Return the material exactly, first line through the line containing "-35, -39.3, -40]", and nothing more. Pictures stay out.

★ ★ ★ ★

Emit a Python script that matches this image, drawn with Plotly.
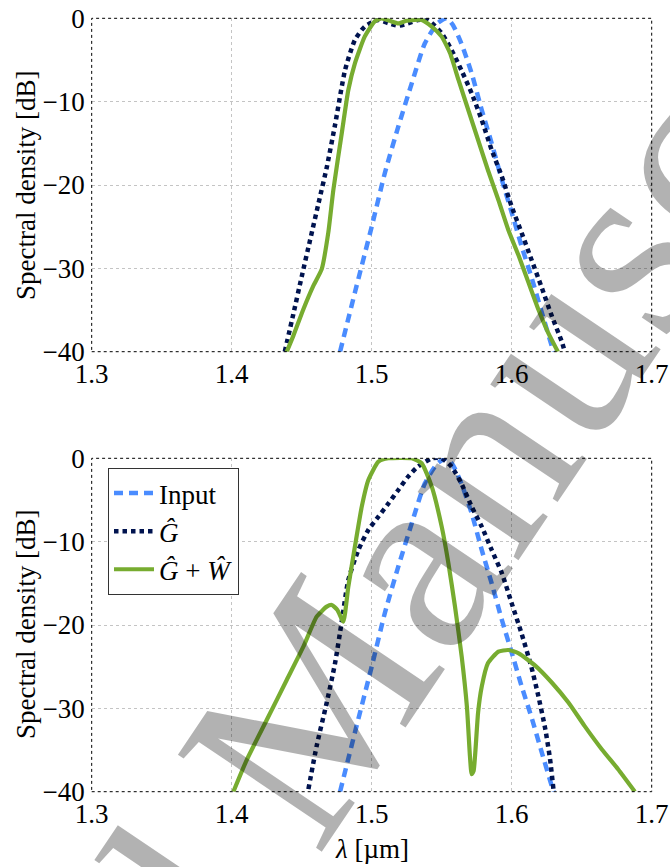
import plotly.graph_objects as go

# ---------------- data ----------------
x_ticks = [1.3, 1.4, 1.5, 1.6, 1.7]
y_ticks = [0, -10, -20, -30, -40]

# Input spectrum (same in both panels)
input_wl = [1.4774, 1.488, 1.500, 1.5095, 1.519, 1.5286, 1.538, 1.547, 1.5536,
            1.558, 1.564, 1.5714, 1.5786, 1.5857, 1.593, 1.600, 1.607, 1.614,
            1.621, 1.6286, 1.630]
input_db = [-40, -32.9, -25, -18.5, -13, -7.8, -3, -0.6, 0,
            -0.8, -3, -6.6, -11, -15, -19.4, -23.3, -27.3, -31,
            -35, -39.3, -40]

# Top panel
top_g_wl = [1.4379, 1.444, 1.450, 1.456, 1.462, 1.468, 1.4738, 1.481, 1.488,
            1.495, 1.5045, 1.512, 1.519, 1.526, 1.533, 1.540, 1.550, 1.557,
            1.564, 1.5714, 1.5786, 1.5857, 1.593, 1.600, 1.607, 1.614, 1.621,
            1.6286, 1.636, 1.6379]
top_g_db = [-40, -35.5, -31.0, -26.6, -22.2, -17.8, -12.8, -6.2, -2.6,
            -1.0, -0.2, -0.6, -0.9, -0.6, -0.2, -0.2, -1.8, -3.8,
            -6.2, -9, -12.2, -15.8, -19, -22.6, -25.7, -28.9, -32.1,
            -35.7, -38.9, -40]

top_gw_wl = [1.4393, 1.444, 1.4512, 1.4583, 1.4643, 1.469, 1.4726, 1.4786,
             1.4833, 1.488, 1.495, 1.502, 1.507, 1.513, 1.519, 1.525, 1.5357,
             1.5429, 1.55, 1.556, 1.562, 1.569, 1.576, 1.583, 1.5905, 1.5976,
             1.605, 1.612, 1.619, 1.626, 1.633]
top_gw_db = [-40, -38.1, -34.9, -32.1, -30.1, -25.7, -20.6, -13.8,
             -8.6, -5.4, -2.2, -0.4, 0, -0.3, -0.6, -0.3, -0.2,
             -1, -2.2, -4.2, -7.4, -11, -14.6, -18.2, -21.8, -25.4,
             -28.5, -31.7, -34.9, -37.7, -40]

# Bottom panel
bot_g_wl = [1.4548, 1.4607, 1.4679, 1.4738, 1.4786, 1.4833, 1.4905, 1.4976,
            1.5048, 1.512, 1.519, 1.526, 1.533, 1.543, 1.550, 1.557, 1.564,
            1.5714, 1.5786, 1.5857, 1.593, 1.600, 1.607, 1.614, 1.619, 1.624,
            1.6274, 1.6298]
bot_g_db = [-39.7, -34.5, -29.3, -24.6, -19.6, -14.6, -11, -8.6,
            -7, -5.4, -3.8, -2.2, -1, 0, 0, -1, -3,
            -5.8, -8.2, -11, -13.8, -17.4, -21, -25, -28.5, -32.5,
            -36.1, -39.7]

bot_gw_wl = [1.4012, 1.4107, 1.425, 1.4393, 1.4512, 1.4607, 1.4679, 1.4715,
             1.4755, 1.4797, 1.4833, 1.488, 1.4929, 1.4976, 1.5048, 1.512,
             1.5286, 1.5357, 1.5429, 1.55, 1.5548, 1.5595, 1.5643, 1.568,
             1.5702, 1.5714, 1.5728, 1.574, 1.576, 1.5786, 1.583, 1.5905,
             1.5976, 1.605, 1.617, 1.6286, 1.6405, 1.652, 1.6643, 1.676, 1.688]
bot_gw_db = [-40, -36.2, -31.4, -26.6, -22.6, -19, -17.8, -17.6,
             -18.2, -19.6, -15.4, -10.6, -5.8, -2.6, -0.4, 0,
             0, -0.6, -3.4, -8.2, -12.6, -17.8, -23.8, -29.8,
             -35.8, -37.9, -37.5, -35.3, -30.5, -27.4, -24.6, -23.2,
             -23, -23.4, -24.9, -26.9, -29.3, -32.1, -34.9, -37.3, -40]

legend_names = ["Input", "<i>Ĝ</i>", "<i>Ĝ</i> + <i>Ŵ</i>"]
y_title = "Spectral density [dB]"
x_title = "<i>λ</i> [µm]"
watermark = "Accepted Manuscript"

# ---------------- styling ----------------
C_IN = "#4a8cff"
C_G = "#00134f"
C_GW = "#77ac30"
FONT = "Liberation Serif"
FS = 27
W, H = 670, 867

XD = [91.7 / W, 651.7 / W]
TOP_D = [1 - 351.7 / H, 1 - 18.3 / H]
BOT_D = [1 - 791.7 / H, 1 - 458.3 / H]

fig = go.Figure()

def add_traces(xa, ya, g_wl, g_db, gw_wl, gw_db, show):
    fig.add_trace(go.Scatter(x=input_wl, y=input_db, xaxis=xa, yaxis=ya, mode="lines",
                             name=legend_names[0], legendgroup="a", showlegend=show,
                             line=dict(color=C_IN, width=4.5, dash="9px,6px", shape="spline", smoothing=0.6)))
    fig.add_trace(go.Scatter(x=g_wl, y=g_db, xaxis=xa, yaxis=ya, mode="lines",
                             name=legend_names[1], legendgroup="b", showlegend=show,
                             line=dict(color=C_G, width=4.5, dash="4.5px,4px", shape="spline", smoothing=0.6)))
    fig.add_trace(go.Scatter(x=gw_wl, y=gw_db, xaxis=xa, yaxis=ya, mode="lines",
                             name=legend_names[2], legendgroup="c", showlegend=show,
                             line=dict(color=C_GW, width=4.2, shape="spline", smoothing=0.5)))

add_traces("x", "y", top_g_wl, top_g_db, top_gw_wl, top_gw_db, False)
add_traces("x2", "y2", bot_g_wl, bot_g_db, bot_gw_wl, bot_gw_db, True)

axis_common = dict(showgrid=True, gridcolor="#c4c4c4", griddash="dot", gridwidth=1,
                   zeroline=False, showline=False, ticks="", automargin=False,
                   tickfont=dict(family=FONT, size=FS, color="black"))

fig.update_layout(
    template="none",
    width=W, height=H,
    margin=dict(l=0, r=0, t=0, b=0, pad=0),
    plot_bgcolor="white", paper_bgcolor="white",
    xaxis=dict(domain=XD, range=[1.3, 1.7], tickvals=x_ticks, tickformat=".1f",
               anchor="y", ticklabelstandoff=3, **axis_common),
    yaxis=dict(domain=TOP_D, range=[-40, 0], tickvals=y_ticks,
               anchor="x", ticklabelstandoff=6, **axis_common),
    xaxis2=dict(domain=XD, range=[1.3, 1.7], tickvals=x_ticks, tickformat=".1f",
                anchor="y2", ticklabelstandoff=3, **axis_common),
    yaxis2=dict(domain=BOT_D, range=[-40, 0], tickvals=y_ticks,
                anchor="x2", ticklabelstandoff=6, **axis_common),
    legend=dict(x=108 / W, y=1 - 468 / H, xanchor="left", yanchor="top",
                bgcolor="white", bordercolor="#333333", borderwidth=1,
                font=dict(family=FONT, size=FS, color="black"),
                tracegroupgap=0, itemwidth=40),
    showlegend=True,
)

for xr, yr in [("x", "y"), ("x2", "y2")]:
    fig.add_shape(type="rect", xref=f"{xr} domain", yref=f"{yr} domain",
                  x0=0, x1=1, y0=0, y1=1, line=dict(color="black", width=1, dash="dot"),
                  layer="above")

# axis titles
for yc in [186, 625]:
    fig.add_annotation(text=y_title, xref="paper", yref="paper", x=26 / W, y=1 - yc / H,
                       xanchor="center", yanchor="middle",
                       textangle=-90, showarrow=False,
                       font=dict(family=FONT, size=FS, color="black"))
fig.add_annotation(text=x_title, xref="paper", yref="paper", x=372 / W, y=1 - 849 / H,
                   xanchor="center", yanchor="middle",
                   showarrow=False, font=dict(family=FONT, size=FS, color="black"))

# watermark
fig.add_annotation(text=watermark, xref="paper", yref="paper", x=283 / W, y=1 - 750 / H,
                   xanchor="center", yanchor="middle",
                   textangle=-56, showarrow=False,
                   font=dict(family=FONT, size=265, color="rgba(0,0,0,0.3)"))

fig.write_html("out.html", config={"displayModeBar": False},
               post_script="document.body.style.margin='0';document.body.style.padding='0';")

★ ★ ★ ★

THE SOLUTION:
Emit a Python script that matches this image, drawn with Plotly.
import plotly.graph_objects as go

# ---------------- data ----------------
x_ticks = [1.3, 1.4, 1.5, 1.6, 1.7]
y_ticks = [0, -10, -20, -30, -40]

# Input spectrum (same in both panels)
input_wl = [1.4774, 1.488, 1.500, 1.5095, 1.519, 1.5286, 1.538, 1.547, 1.5536,
            1.558, 1.564, 1.5714, 1.5786, 1.5857, 1.593, 1.600, 1.607, 1.614,
            1.621, 1.6286, 1.630]
input_db = [-40, -32.9, -25, -18.5, -13, -7.8, -3, -0.6, 0,
            -0.8, -3, -6.6, -11, -15, -19.4, -23.3, -27.3, -31,
            -35, -39.3, -40]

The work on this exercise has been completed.